Friday, 17 November 1995

THE TORIES ARE WASHED-UP

New Statesman & Society leader, 17 November 1995


The Queen's Speech was a damp squib – so now all the Tories' hopes rest on Kenneth Clarke's budget

This week's Queen's Speech has been attacked by Labour for containing nothing at all relevant to the problems confronting Britain, and rightly so. With a handful of somewhat banal exceptions – such as the long-overdue rationalisation of divorce law and the belated bill on the Channel tunnel rail link – the sole purpose of the legislation that the government plans to introduce in the final full session of this parliament is to embarrass New Labour.

 Whether Tony Blair and friends will be embarrassed is another matter entirely. They certainly shouldn't be too worried by most of the promised legislation. Extending the "right-to-buy" for housing-association tenants, for example, is almost laughable as a keynote housing policy – not so much because it is wrong in principle (it isn't, necessarily) but because it so completely fails to grasp the mood of the times.

In the wake of the housing market slump, few housing-association tenants want to buy. Most feel rather pleased that they have managed to avoid the fate of their owner-occupier friends. And extending housing-association tenants' right-to-buy does little to encourage construction of more homes, which, as everyone knows, is the only way to tackle homelessness.

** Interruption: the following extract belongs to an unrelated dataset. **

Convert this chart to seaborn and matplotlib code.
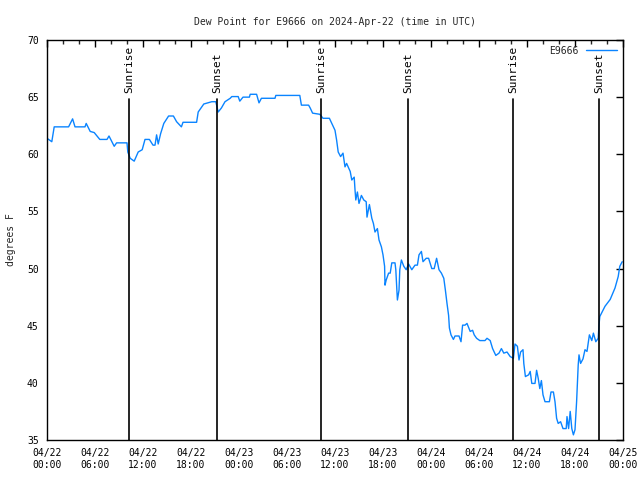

Similarly, the Tories' mean-spirited measures to make life even more difficult for immigrants and asylum-seekers should cause Labour few problems, just as long as it sticks to principled opposition. The same goes for the proposed criminal justice legislation to limit the access of the defence in trials to prosecution documents, and indeed for the plan to give a new anti-crime role to Ml5 – which is far less accountable than the police to democratically elected politicians. It's not "soft on crime" to believe that defendants in trials should know the case against them or to think that action against international organised crime should not be handed over to the security service. And it should not be beyond the capacity of Labour's front bench to denounce the Tories' proposals on immigrants and asylum-seekers for making scapegoats of some of the most vulnerable people in our society.

Education is more of a danger for Labour, although only on grant-maintained schools (and the difficulty there is less that Labour policy is a problem in itself than that the policy seems to be at odds with Tony Blair's choice for his own son). The Tories' nursery-education voucher scheme looks like what it is, a cheapskate attempt to buy off discontent at Britain's miserable education provision for the under-fives, and Labour should have no difficulty showing that its alternative, expanding state nursery provision, is infinitely preferable.

Which leaves only the proposals to ease restrictions on media ownership, where the Tories hope that Labour will be torn between its distrust of media barons and its desire not to offend them in the run-up to the election. This is probably the most dangerous of all the 15 bills for Labour, simply because its own policy is at such an embryonic stage – but predictions of a revolt of left-wingers accusing the party leadership of selling out to Murdoch could easily prove to be Tory wishful thinking.

 If New Labour has a single defining characteristic, it is that it is desperate to win, and a little hard swallowing over media regulation isn't difficult to do. As an indication of what to expect, look at the response – or rather the lack of one – to Tony Blair's speech to the Confederation of British Industry.

Even five years ago, his explicit embrace of "caring capitalism" would have unleashed a storm of protest from Labour's left. This week, there wasn't a squeak, not even about Blair's apparent backtracking on implementation of the social chapter and the minimum wage. What Tony says, goes – even if what he says is that Labour has embraced the values and practices of continental Christian Democracy.

So does that mean that the Tories might as well aban¬don hope of doing Labour serious damage? Not quite. There is still Kenneth Clarke's budget later this month –  and after that perhaps another one in a year. Clarke does not have a great deal of room for manoeuvre, but he has enough to make significant tax cuts, probably to be phased in over a couple of years. Then, the Tories hope, he will be able to challenge Labour to say whether it would reverse his tax cuts. If Labour says yes, it's damned again as the high-tax party, and if it says no, it has to accept his cuts in expenditure too.

It is a pretty crude game – and it's immensely dull to watch. But that doesn't mean it won't work, particularly after people start to see the extra money in their wage packets and salary cheques next spring. Even if the Queen's Speech was a damp squib, the Tories still have enough dry powder at least to give Labour a fright.